2 Петров Григорий Спиридонович (1868—1925) — священник (до 1908 г.), либеральный публицист, сотрудник газеты ‘Русское слово’, автор религиозных брошюр. Розанов заинтересовался деятельностью этого яркого проповедника евангельских идей среди простого народа в конце 1890-х гг., воспринимая его как олицетворение близкого ему ‘светлого’, неказенного христианства, воплощение связи православия с жизнью в духе идей А. М. Бухарева и прот. А. П. Устьинского: Религия как свет и радость // Новое время. 1899. 14 апр., Народные чтения в Петербурге // Новое время. 1902. 27 марта. Он защищал священника-либерала от преследований церковных властей, сославших его за революционную пропаганду в монастырь, в газете ‘Русское слово’ (под псевд. В. Варварин): В темном и несчастном сословии (К ‘делу’ священника Г. С. Петрова) // Рус. слово. 1907. 18 янв., Проводили // Рус. слово. 1907. 9 марта, Как мы встретили свящ. Г. Петрова // Рус. слово. 1907. 18 мая, и др. Однако затем, после расстрижения Г. С. Петрова (решение Св. Синода от 12 янв. 1908 г.), отношение Розанова к нему резко изменилось — он понял, что главной чертой Г. С. Петрова была не религиозность, а тщеславие. ‘Григорий Петров. Одна из самых отвратительных фигур, мною встреченных за жизнь. <...> Такого честолюбия я ни в ком не видел. Александр Македонский со средствами Мазини’ (цит. по кн.: Розанов В. В. Сочинения в 2-х т. М. 1990. Т. 2. С. 654 — комм. Е. В. Барабанова).
3 Сомов Константин Андреевич (1869—1939) — художник, представитель ‘Мира искусства’. Розанов, увлекавшийся его эротическими произведениями, писал: ‘Сомов Кон. — живописец, кажется, гениальный’ (Сомов К. А. Письма. Дневники. Суждения современников. М. 1979. С. 528).
4 Речь идет о жене Розанова, Варваре Дмитриевне.
5 Ликиардопуло Михаил Федорович (1863—1925) — переводчик, литературный критик, секретарь журнала ‘Весы’, редакция которого проявляла особый интерес к мистико-эротическим сочинениям Розанова.
6 Розанов принимал в 1909 г. участие в торжествах по случаю 150-летия со дня рождения Н. В. Гоголя в Москве и присутствовал при открытии памятника писателю работы скульптора Н. А. Андреева 25 апр. 1909 г. (см. его статьи: Гоголевские дни в Москве // Новое время. 1909. 3 мая, 8 мая, Отчего не удался памятник Гоголю? // Журнал театра Литературно-художественного общества. 1909. No 9-10. С. 9-12, и др.).

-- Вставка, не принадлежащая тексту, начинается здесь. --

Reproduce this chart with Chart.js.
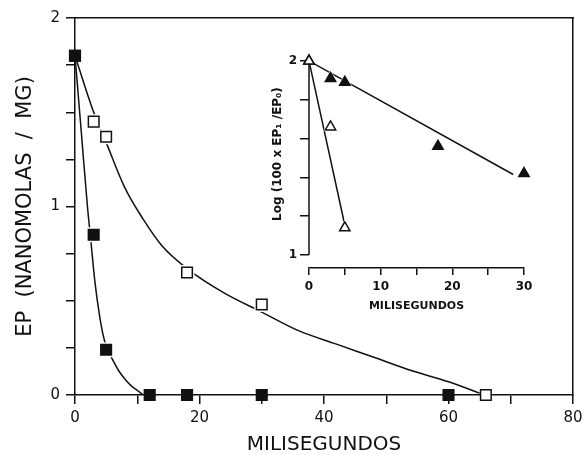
<!DOCTYPE html>
<html>
<head>
<meta charset="utf-8">
<script src="https://cdn.jsdelivr.net/npm/chart.js@4"></script>
<style>
  body { margin: 0; background: #fff; }
  #wrap { position: relative; width: 584px; height: 455px; }
  #mainChart { position: absolute; left: 0; top: 0; }
  #insetChart { position: absolute; left: 250px; top: 40px; }
</style>
</head>
<body>
<div id="wrap">
  <canvas id="mainChart" width="584" height="455"></canvas>
  <canvas id="insetChart" width="310" height="280"></canvas>
</div>
<script>
// main plot: EP vs milisegundos
const openSqX = [0, 3, 5, 18, 30, 66];
const openSqY = [1.8, 1.45, 1.37, 0.65, 0.48, 0];
const closedSqX = [0, 3, 5, 12, 18, 30, 60];
const closedSqY = [1.8, 0.85, 0.24, 0, 0, 0, 0];

// fitted curves
const openCurveX = [0, 3, 5, 8, 11, 14, 18, 24, 30, 36, 42, 48, 54, 60, 65];
const openCurveY = [1.8, 1.5, 1.34, 1.1, 0.93, 0.79, 0.67, 0.54, 0.44, 0.34, 0.27, 0.2, 0.13, 0.07, 0.01];
const closedCurveX = [0, 1, 2, 2.6, 3.2, 3.9, 4.5, 5, 6, 7, 8, 9, 10, 11];
const closedCurveY = [1.8, 1.4, 1.0, 0.8, 0.6, 0.43, 0.32, 0.26, 0.19, 0.13, 0.085, 0.05, 0.025, 0];

// inset: log plot
const insetFilledX = [0, 3, 5, 18, 30];
const insetFilledY = [2.0, 1.91, 1.89, 1.56, 1.42];
const insetOpenX = [0, 3, 5];
const insetOpenY = [2.0, 1.66, 1.14];
const insetFilledLineX = [0, 28.5];
const insetFilledLineY = [2.0, 1.415];
const insetOpenLineX = [0, 4.9];
const insetOpenLineY = [2.0, 1.17];

// ticks
const mainXLabelStep = 20;
const insetXLabelStep = 10;
const insetYTicks = [1, 1.2, 1.4, 1.6, 1.8, 2];

const ink = '#111';
const fontFam = "'DejaVu Sans', 'Liberation Sans', sans-serif";

function pts(xs, ys) {
    return xs.map((x, i) => ({ x: x, y: ys[i] }));
}

// white patch behind markers so curves stop short of them, like the original
function haloRadius(r) {
    return ctx => (ctx.raw && (ctx.raw.x === 0 || ctx.raw.y === 0)) ? 0 : r;
}

function curve(data) {
    return {
        data: data, showLine: true, pointRadius: 0, borderColor: ink, borderWidth: 1.5,
        cubicInterpolationMode: 'monotone', fill: false, order: 3
    };
}

function halo(data, style, r) {
    return {
        data: data, pointStyle: style, pointRadius: haloRadius(r), backgroundColor: '#fff',
        borderColor: '#fff', borderWidth: 0, clip: false, order: 2
    };
}

function markers(data, style, r, fill, order) {
    return {
        data: data, pointStyle: style, pointRadius: r, backgroundColor: fill,
        borderColor: ink, borderWidth: 1.5, clip: false, order: order
    };
}

Chart.defaults.font.family = fontFam;
Chart.defaults.color = ink;

new Chart(document.getElementById('mainChart'), {
    type: 'scatter',
    data: {
        datasets: [
            curve(pts(openCurveX, openCurveY)),
            curve(pts(closedCurveX, closedCurveY)),
            halo(pts(openSqX, openSqY), 'rect', 10.5),
            halo(pts(closedSqX, closedSqY), 'rect', 10.5),
            markers(pts(openSqX, openSqY), 'rect', 7.5, '#fff', 1),
            markers(pts(closedSqX, closedSqY), 'rect', 7.5, ink, 0)
        ]
    },
    options: {
        responsive: false,
        devicePixelRatio: 1,
        animation: false,
        events: [],
        layout: { padding: { top: 18, right: 11, left: 0, bottom: 0 } },
        plugins: { legend: { display: false }, tooltip: { enabled: false } },
        scales: {
            x: {
                type: 'linear', position: 'bottom', min: 0, max: 80,
                ticks: {
                    stepSize: 10, autoSkip: false, maxRotation: 0, padding: 5, color: ink,
                    font: { size: 15 },
                    callback: v => v % mainXLabelStep === 0 ? v : ''
                },
                grid: { drawOnChartArea: false, tickLength: 9, color: ink, lineWidth: 1.5 },
                border: { color: ink, width: 1.5 },
                title: {
                    display: true, text: 'MILISEGUNDOS', color: ink,
                    font: { size: 20, lineHeight: 1 }, padding: { top: 0, bottom: 0 }
                },
                afterFit: s => { s.height = 60; s.paddingRight = 0; s.paddingLeft = 0; }
            },
            y: {
                type: 'linear', position: 'left', min: 0, max: 2,
                ticks: {
                    stepSize: 0.25, autoSkip: false, padding: 6, color: ink,
                    font: { size: 15 },
                    callback: v => Number.isInteger(v) ? v : ''
                },
                grid: { drawOnChartArea: false, tickLength: 9, color: ink, lineWidth: 1.5 },
                border: { color: ink, width: 1.5 },
                title: {
                    display: true, text: 'EP  (NANOMOLAS  /  MG)', color: ink,
                    font: { size: 21, lineHeight: 1 }, padding: { top: 15, bottom: 0 }
                },
                afterFit: s => { s.width = 75; }
            },
            x2: {
                type: 'linear', axis: 'x', position: 'top', min: 0, max: 80, display: true,
                ticks: { display: false }, grid: { display: false },
                border: { color: ink, width: 1.5 },
                afterFit: s => { s.height = 0; }
            },
            y2: {
                type: 'linear', axis: 'y', position: 'right', min: 0, max: 2, display: true,
                ticks: { display: false }, grid: { display: false },
                border: { color: ink, width: 1.5 },
                afterFit: s => { s.width = 0; }
            }
        }
    }
});

// inset y axis only runs from 1 to 2, the x axis sits a bit below it
const insetAxisLine = {
    id: 'insetAxisLine',
    beforeDatasetsDraw(chart) {
        const ys = chart.scales.y;
        const ctx = chart.ctx;
        ctx.save();
        ctx.strokeStyle = ink;
        ctx.lineWidth = 1.5;
        ctx.beginPath();
        ctx.moveTo(ys.right, ys.getPixelForValue(insetYTicks[0]));
        ctx.lineTo(ys.right, ys.getPixelForValue(insetYTicks[insetYTicks.length - 1]));
        ctx.stroke();
        ctx.restore();
    }
};

new Chart(document.getElementById('insetChart'), {
    type: 'scatter',
    data: {
        datasets: [
            curve(pts(insetFilledLineX, insetFilledLineY)),
            curve(pts(insetOpenLineX, insetOpenLineY)),
            halo(pts(insetFilledX, insetFilledY), 'triangle', 8.5),
            halo(pts(insetOpenX, insetOpenY), 'triangle', 8.5),
            markers(pts(insetFilledX, insetFilledY), 'triangle', 6, ink, 1),
            markers(pts(insetOpenX, insetOpenY), 'triangle', 6, '#fff', 0)
        ]
    },
    options: {
        responsive: false,
        devicePixelRatio: 1,
        animation: false,
        events: [],
        layout: { padding: { top: 21, right: 36, left: 0, bottom: 0 } },
        plugins: { legend: { display: false }, tooltip: { enabled: false } },
        scales: {
            x: {
                type: 'linear', position: 'bottom', min: 0, max: 30,
                ticks: {
                    stepSize: 5, autoSkip: false, maxRotation: 0, padding: 5, color: ink,
                    font: { size: 12, weight: 'bold' },
                    callback: v => v % insetXLabelStep === 0 ? v : ''
                },
                grid: { drawOnChartArea: false, tickLength: 7, color: ink, lineWidth: 1.5 },
                border: { color: ink, width: 1.5 },
                title: {
                    display: true, text: 'MILISEGUNDOS', color: ink,
                    font: { size: 11, weight: 'bold', lineHeight: 1 }, padding: { top: 0, bottom: 8.5 }
                },
                afterFit: s => { s.height = 52; }
            },
            y: {
                type: 'linear', position: 'left', min: 0.933, max: 2,
                afterBuildTicks: s => { s.ticks = insetYTicks.map(v => ({ value: v })); },
                ticks: {
                    autoSkip: false, padding: 3, color: ink,
                    font: { size: 12, weight: 'bold' },
                    callback: v => Number.isInteger(v) ? v : ''
                },
                grid: { drawOnChartArea: false, tickLength: 9, color: ink, lineWidth: 1.5 },
                border: { display: false },
                title: {
                    display: true, text: '     Log (100 x EP\u2081 /EP\u2080)', color: ink,
                    font: { size: 12, weight: 'bold', lineHeight: 1 }, padding: { top: 22, bottom: 0 }
                },
                afterFit: s => { s.width = 59; }
            }
        }
    },
    plugins: [insetAxisLine]
});
</script>
</body>
</html>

7 Веселовский Алексей Николаевич (1843—1918) — историк литературы, профессор Московского университета. См. полемику Розанова с ним: Открытое письмо к г. Алексею Веселовскому // Рус. обозрение. 1895. No 12. С. 905-913.
8 Вогюэ Эден Мельхиор де (1848—1910) — французский писатель и историк литературы, популяризатор русской литературы на Западе.
9 Розанов Матвей Никанорович (1858—1936) — историк литературы, профессор Московского университета, однофамилец В. В. Розанова. Работал одновременно с ним учителем словесности в Бельской прогимназии.